Il se peut que cette protection ne soit pas aussi complète qu'en l'absence de contraintes liées à la sécurité nationale. Mais il demeure qu'il ne saurait y avoir conformité avec l'art. 7 sans une protection véritable et substantielle. [...]
La Loi sur l'immigration et la protection des réfugiés (LIPR) est censée répondre aux exigences de la justice fondamentale essentiellement grâce à un mécanisme -- soit l'examen du caractère raisonnable du certificat d'interdiction de territoire et le contrôle de la détention par le juge désigné.
Il faut reconnaître que le législateur a essayé sincèrement de conférer au juge désigné les pouvoirs nécessaires pour qu'il s'acquitte de sa tâche de manière indépendante, en se fondant sur les faits et sur le droit. Cependant, le secret requis par le processus empêche la personne désignée de savoir ce qui lui est reproché et, partant, de contester la thèse du gouvernement. Ce qui a ensuite pour effet de miner la capacité du juge de rendre une décision fondée sur l'ensemble des faits et du droit pertinents.

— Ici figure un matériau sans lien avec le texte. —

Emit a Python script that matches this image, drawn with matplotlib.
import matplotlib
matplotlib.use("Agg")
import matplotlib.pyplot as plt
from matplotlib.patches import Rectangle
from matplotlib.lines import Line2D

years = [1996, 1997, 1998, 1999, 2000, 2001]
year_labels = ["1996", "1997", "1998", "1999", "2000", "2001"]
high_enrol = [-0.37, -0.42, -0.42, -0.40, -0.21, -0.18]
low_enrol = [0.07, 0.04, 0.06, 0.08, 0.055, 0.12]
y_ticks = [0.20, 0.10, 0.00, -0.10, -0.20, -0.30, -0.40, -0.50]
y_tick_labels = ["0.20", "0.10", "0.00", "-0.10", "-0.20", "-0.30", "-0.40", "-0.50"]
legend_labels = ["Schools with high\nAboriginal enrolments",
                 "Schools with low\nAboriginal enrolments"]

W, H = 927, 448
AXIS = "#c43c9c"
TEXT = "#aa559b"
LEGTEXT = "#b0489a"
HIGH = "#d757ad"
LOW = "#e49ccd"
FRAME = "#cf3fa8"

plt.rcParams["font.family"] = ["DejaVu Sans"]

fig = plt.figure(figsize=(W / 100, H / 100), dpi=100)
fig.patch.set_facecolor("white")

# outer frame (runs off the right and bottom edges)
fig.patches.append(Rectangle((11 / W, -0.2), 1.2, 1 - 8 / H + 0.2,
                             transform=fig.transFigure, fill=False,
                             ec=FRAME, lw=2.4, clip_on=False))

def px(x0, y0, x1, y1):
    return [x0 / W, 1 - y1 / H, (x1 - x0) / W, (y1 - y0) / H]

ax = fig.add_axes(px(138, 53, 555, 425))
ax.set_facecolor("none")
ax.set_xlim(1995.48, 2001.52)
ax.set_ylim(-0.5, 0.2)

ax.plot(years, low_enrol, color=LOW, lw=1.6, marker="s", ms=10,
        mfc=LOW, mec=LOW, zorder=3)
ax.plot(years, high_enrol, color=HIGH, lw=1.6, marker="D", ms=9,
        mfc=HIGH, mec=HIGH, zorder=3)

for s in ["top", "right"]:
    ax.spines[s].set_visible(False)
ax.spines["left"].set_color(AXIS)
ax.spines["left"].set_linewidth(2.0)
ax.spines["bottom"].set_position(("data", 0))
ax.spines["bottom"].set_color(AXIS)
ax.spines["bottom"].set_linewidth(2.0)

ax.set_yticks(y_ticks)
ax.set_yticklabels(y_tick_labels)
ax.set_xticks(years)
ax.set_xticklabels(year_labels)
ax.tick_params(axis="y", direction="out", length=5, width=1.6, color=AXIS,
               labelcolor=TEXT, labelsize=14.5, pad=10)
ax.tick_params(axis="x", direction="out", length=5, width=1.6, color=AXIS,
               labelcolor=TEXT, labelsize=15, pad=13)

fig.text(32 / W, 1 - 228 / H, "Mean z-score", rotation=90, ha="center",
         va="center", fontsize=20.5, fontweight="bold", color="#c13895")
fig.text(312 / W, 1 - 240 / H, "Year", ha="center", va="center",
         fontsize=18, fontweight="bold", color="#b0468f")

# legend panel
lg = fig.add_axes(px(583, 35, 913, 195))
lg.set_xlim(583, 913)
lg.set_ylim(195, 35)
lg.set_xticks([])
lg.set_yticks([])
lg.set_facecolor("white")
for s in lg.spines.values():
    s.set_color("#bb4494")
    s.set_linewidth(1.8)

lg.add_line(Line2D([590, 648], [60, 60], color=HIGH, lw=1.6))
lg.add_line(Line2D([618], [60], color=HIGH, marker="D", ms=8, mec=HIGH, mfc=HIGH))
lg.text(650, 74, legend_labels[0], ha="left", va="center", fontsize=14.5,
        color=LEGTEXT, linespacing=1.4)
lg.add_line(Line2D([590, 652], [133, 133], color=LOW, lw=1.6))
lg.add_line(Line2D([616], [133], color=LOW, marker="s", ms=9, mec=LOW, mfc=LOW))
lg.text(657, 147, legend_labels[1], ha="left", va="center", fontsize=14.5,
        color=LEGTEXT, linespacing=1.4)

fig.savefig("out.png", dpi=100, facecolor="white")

En dépit des efforts déployés par les juges de la Cour fédérale pour insuffler un caractère judiciaire à la procédure établie par la LIPR, elle ne garantit pas la tenue de l'audition équitable dont une personne doit bénéficier en vertu de l'art. 7 de la Charte avant que l'État porte atteinte à son droit à la vie, à la liberté ou à la sécurité de sa personne. Par conséquent, je conclus que la procédure d'examen du caractère raisonnable d'un certificat établie par la LIPR n'est pas conforme aux principes de justice fondamentale visés à l'art. 7 de la Charte. [...]
Atteinte justifiée?
Pour atteindre son objectif, le législateur n'est pas tenu d'utiliser la solution parfaite, ou celle qui soit la moins attentatoire. Cependant, tout en gardant à l'esprit le respect dû aux choix législatifs du Parlement, j'estime que les solutions mentionnées démontrent que la LIPR ne porte pas le moins possible atteinte aux droits de la personne désignée.

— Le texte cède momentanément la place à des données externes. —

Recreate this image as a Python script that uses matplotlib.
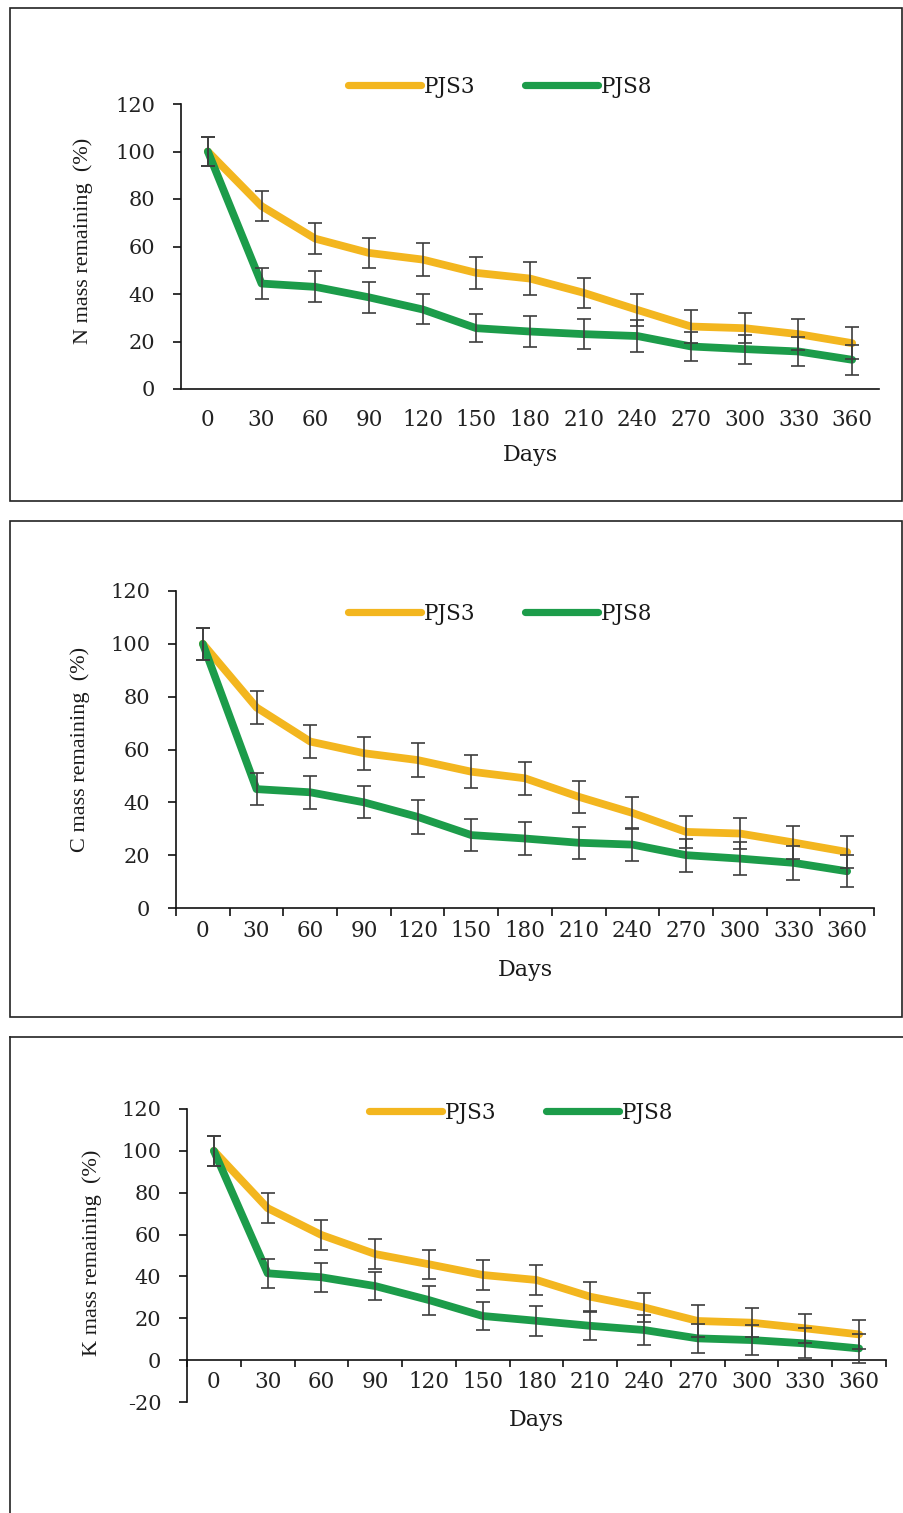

Sous le régime de la LIPR, le gouvernement détermine en fait ce qui peut être divulgué à la personne désignée. Non seulement cette dernière n'a pas accès aux renseignements et n'est pas autorisée à participer à la procédure qui la concerne, mais seul le juge peut prendre connaissance des renseignements pour protéger les intérêts de la personne désignée. Rien n'explique pourquoi les rédacteurs de la loi n'ont pas prévu qu'un avocat spécial examine objectivement les documents pour protéger les intérêts de la personne désignée, comme cela se faisait pour l'examen des attestations de sécurité par le Comité de surveillance des activités de renseignement de sécurité (organisme qui surveille les activités du Service canadien du renseignement de sécurité) et comme cela se fait présentement au Royaume-Uni.
Du point de vue de la personne désignée, le recours à un avocat spécial n'est peut-être pas parfait puisque celui-ci ne peut communiquer l'information confidentielle. En revanche, un tel système protège mieux les droits de la personne désignée garantis par l'art. 7, et ce, sans compromettre la sécurité.

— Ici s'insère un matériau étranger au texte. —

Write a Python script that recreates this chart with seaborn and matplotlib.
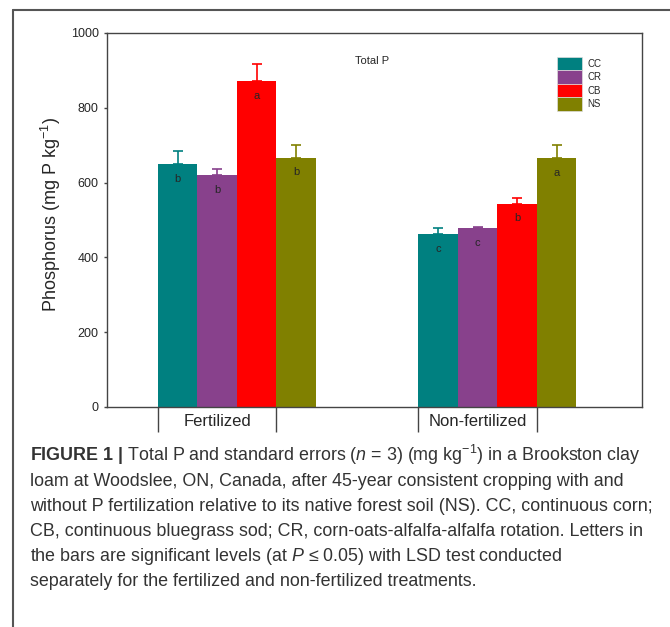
import pandas as pd
import seaborn as sns
import matplotlib.pyplot as plt
from matplotlib.lines import Line2D
from matplotlib.patches import Patch

groups = ["Fertilized", "Non-fertilized"]
treatments = ["CC", "CR", "CB", "NS"]
colors = ["#008080", "#88418C", "#FF0000", "#808000"]
fert_mean = [650, 620, 872, 667]
fert_se = [34, 16, 45, 34]
nonfert_mean = [463, 479, 544, 666]
nonfert_se = [16, 3, 15, 35]
fert_letters = ["b", "b", "a", "b"]
nonfert_letters = ["c", "c", "b", "a"]

caption = [
    r"$\bf{FIGURE\ 1\ |}$ Total P and standard errors ($n$ = 3) (mg kg$^{-1}$) in a Brookston clay",
    "loam at Woodslee, ON, Canada, after 45-year consistent cropping with and",
    "without P fertilization relative to its native forest soil (NS). CC, continuous corn;",
    "CB, continuous bluegrass sod; CR, corn-oats-alfalfa-alfalfa rotation. Letters in",
    r"the bars are significant levels (at $P$ ≤ 0.05) with LSD test conducted",
    "separately for the fertilized and non-fertilized treatments.",
]

df = pd.DataFrame({
    "group": [groups[0]] * 4 + [groups[1]] * 4,
    "treatment": treatments * 2,
    "value": fert_mean + nonfert_mean,
})

sns.set_style("white")
plt.rcParams["font.family"] = ["Liberation Sans", "DejaVu Sans"]
plt.rcParams["mathtext.fontset"] = "custom"
plt.rcParams["mathtext.rm"] = "Liberation Sans"
plt.rcParams["mathtext.it"] = "Liberation Sans:italic"
plt.rcParams["mathtext.bf"] = "Liberation Sans:bold"

fig = plt.figure(figsize=(6.7, 6.27), dpi=100)
ax = fig.add_axes([0.1597, 0.3509, 0.7985, 0.5965])

sns.barplot(data=df, x="group", y="value", hue="treatment", hue_order=treatments,
            palette=colors, width=0.6065, errorbar=None, saturation=1,
            legend=False, linewidth=0, ax=ax)
bar_sets = list(ax.containers)

# error bars (upper only) + significance letters
ses = [[fert_se[i], nonfert_se[i]] for i in range(4)]
letters = [[fert_letters[i], nonfert_letters[i]] for i in range(4)]
for k, cont in enumerate(bar_sets):
    for j, bar in enumerate(cont):
        x = bar.get_x() + bar.get_width() / 2
        h = bar.get_height()
        ax.errorbar(x, h, yerr=[[0], [ses[k][j]]], color=colors[k], capsize=3.6,
                    elinewidth=1.2, capthick=1.2, fmt="none")
        ax.text(x, h - 40, letters[k][j], ha="center", va="center", fontsize=8)

# group boundary ticks as in the original
first = bar_sets[0]
last = bar_sets[-1]
edges = []
for j in range(len(groups)):
    edges.append(first[j].get_x())
    edges.append(last[j].get_x())
ax.set_xticks(edges, labels=[""] * len(edges))
mids = [(edges[2 * j] + edges[2 * j + 1]) / 2 for j in range(len(groups))]
ax.set_xticks(mids, labels=groups, minor=True)
ax.tick_params(axis="x", which="major", direction="out", length=18, width=1, color="#444", bottom=True)
ax.tick_params(axis="x", which="minor", length=0, labelsize=12, pad=5)
ax.set_xlim(-0.499, 1.555)
ax.set_xlabel("")

ax.set_ylim(0, 1000)
ax.set_yticks(range(0, 1001, 200))
ax.tick_params(axis="y", direction="out", length=2.5, width=1, color="#444", left=True,
               labelsize=9, pad=3.5)
ax.set_ylabel("Phosphorus (mg P kg$^{-1}$)", fontsize=13)
ax.yaxis.set_label_coords(-0.083, 0.516)

for s in ax.spines.values():
    s.set_color("#444")
    s.set_linewidth(1.0)

ax.text(0.495, 0.925, "Total P", transform=ax.transAxes, ha="center", va="center", fontsize=8)

handles = [Patch(facecolor=c, edgecolor="#dddddd", linewidth=0.5) for c in colors]
ax.legend(handles, treatments, loc="upper left", bbox_to_anchor=(0.841, 0.936),
          frameon=False, fontsize=7, handlelength=2.6, handleheight=1.75,
          labelspacing=0, handletextpad=0.5, borderpad=0, borderaxespad=0)

# outer frame of the figure panel
fig.add_artist(Line2D([13 / 670, 13 / 670], [1 - 10 / 627, 0], color="#555", lw=1.5))
fig.add_artist(Line2D([13 / 670, 1], [1 - 10 / 627, 1 - 10 / 627], color="#555", lw=1.5))

for i, line in enumerate(caption):
    fig.text(30 / 670, 1 - (461 + 25 * i) / 627, line, ha="left", va="baseline",
             fontsize=12.9, color="#333333")

fig.savefig("out.png", dpi=100)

Je conclus que les procédures d'examen du caractère raisonnable des certificats et de contrôle de la détention établies par la LIPR ne peuvent se justifier parce qu'elles ne portent pas le moins possible atteinte au droit d'une personne à une décision judiciaire fondée sur les faits et sur le droit, et à son droit de connaître la preuve qui pèse contre elle et d'y répondre.
Des mécanismes conçus au Canada et à l'étranger démontrent que le législateur peut faire mieux qu'il ne l'a fait dans la LIPR pour protéger les individus tout en préservant la confidentialité des renseignements sensibles. C'est au législateur qu'il appartient de déterminer précisément quels correctifs doivent être apportés, mais il est évident qu'il doit faire davantage pour satisfaire aux exigences d'une société libre et démocratique.